Так я впервые познакомился с «формой 4», или так называемым медальоном. На бланке вкладыше указывались фамилия, имя, отчество, место рождения, адрес семьи и группа крови. Это на случай тяжелого ранения, а, вообще-то, все данные медальона предназначались для того, чтобы опознать погибшего.
Я сейчас уже не помню фамилии старшего лейтенанта, но очень хорошо помню, что отец, бывший фронтовик, сказал: «Надо написать». Адрес хорошо сохранился. Уроженцем он был полтавским, но адрес матери был одесским. Написали туда письмо и через некоторое время получили ответ, что мать проживает в городе Кишиневе, в Молдавии. Впоследствии мы стали переписываться. Оказалось, что ее сын до войны учился в Академии художеств в Ленинграде и оттуда пошел на фронт, где и пропал без вести.
Вот так началось мое первое знакомство с Долиной смерти.
В один из следующих походов я сбился с дороги и попал нетуда. Эта тропинка сохранилась со времен войны и проходила от деревни Теремец-Курляндской прямо в Долину смерти. Идя по ней, я наткнулся на блиндажи переднего края. В них лежали совсем новые гранаты, патроны нерасстрелянные. Случайно вышел на минное поле. Осторожно прошел между минами, благо их было хорошо видно. Они были поставлены поверху, видимо, зимой.
После минного поля я вышел на «нейтралку», от которой и начиналась Долина смерти. То, что там увидел, поразило меня и осталось в памяти навсегда.
Прямо у дорожки лежал сбитый наш самолет У-2 и рядом останки двух летчиц.

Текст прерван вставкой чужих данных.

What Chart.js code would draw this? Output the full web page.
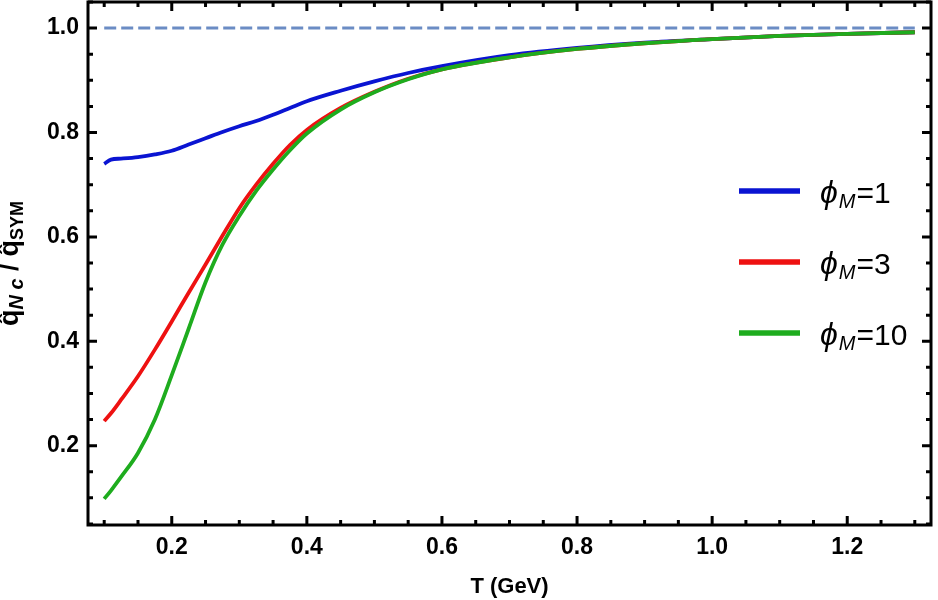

Документов у них не оказалось. Обмундирование было цело, целы были еще волосы, именно, по ним было видно, что это женщины. Самолет лежал прямо на «нейтралке», и вокруг него лежали останки сотен погибших. Все было перемешано: каски, подсумки, ботинки, ремни. Это была жуткая картина, я никогда в жизни не встречал ничего подобного. Думаю, что мне даже останки одного человека увидеть в лесу было бы страшно, а тут их лежали сотни...»
Так начинал свою поисковую деятельность Николай Иванович Орлов.